Brushed your teeth this morning? Congratulations, you get 20 points. Hit your quarterly performance target early? Good work, you get half a day's extra holiday. You voted in the recent elections so you get your third citizenship badge. But you've slipped another two places down your gym's fitness leaderboard, so that means an extra few miles on the treadmill next week.
If this all sounds like an Orwellian nightmare, think again. This is your “gamified” future.
Gamification is a buzz word used to describe systems that take elements of everyday games like chess and Donkey Kong and applies them to everyday life. Perhaps the best-known example of gamification is Foursquare, the location-based social network in which people "check in" to places via their phones. Users are awarded badges for going out and experiencing new things. And the more they frequent a place, the higher their status becomes. For example, they may become the "mayor" of their coffee shop, potentially opening the door to discounts and other prizes.
But if you think it is just tech-savvy teens hoping for a cheap latte that are in on the game, think again. Everyone from businesses to governments are busy re-designing the way they work to include elements such as completing missions, competition, social interaction, status and rewarding achievement. Activities and products that have already been gamified include buying a burger, graphics editing software, learning languages, fitness gadgets and all manner of jobs including sales, IT, customer relations and even waiting tables. Gamification gurus maintain this is only the beginning. Only last year, the US-based analysts Gartner predicted that 70% of the world's top 2000 companies will be using gamification in some form by 2014.
But now there seems to be a growing backlash. Just 12 months after Gartner predicted the huge growth in the genre, it released another report saying that “gamification is currently being driven by novelty and hype”. By 2014, it predicts that 80% of gamification applications will fail to deliver “because of poor design”. In addition, a growing number of critics are asking some probing questions: Is gamification just a rehash of old ideas, how does it work, might it be exploitative, could it actually undermine motivation and won't it trigger addiction?
Power up
The ideas that underpin gamification stretch as far back as 1937, when American psychologist BF Skinner proposed a system he called operant conditioning. The idea – perhaps best known for the images of rats hitting a lever to release food pellets - revealed how the use of rewards and punishments could also change human behaviour. A few years later Abraham Maslow put forward his needs theory of human motivation which highlighted sense of belonging, self esteem and the realisation of personal potential as key. Then in the 1970s, so-called self determination theory identified competence, relatedness and autonomy as fundamental human needs.
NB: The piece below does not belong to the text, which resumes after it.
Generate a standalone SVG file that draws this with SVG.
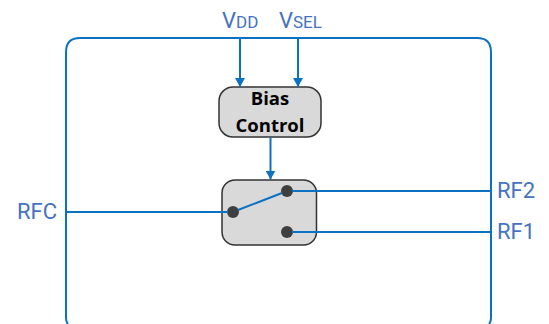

But on their own, these ideas were not enough. After all, boy scouts have been getting badges to reward achievement for close to a century. And competition, leaderboards and financial rewards have long been deployed to motivate sales teams and those who accumulate frequent flyer points are offered enhanced status, special offers and other privileges.
The other trend that allowed gamification to grab the limelight was so-called big data. The emergence of mobile computing, cheap storage and inexpensive sensors means that information about every aspect of our life can be collected and recorded unlike any other time in history. Cheap, portable consumers gadgets and smart phone apps can now measure aspects things like their activity levels, diet, sleep patterns, mood and health. "Everything we do is being mediated by technology, whether it is entertainment, work or sports or play, and this is generating huge amounts of user activity data," says Rajat Paharia, the founding father of gamification. "Now we can take that data and apply it to the motivation problem."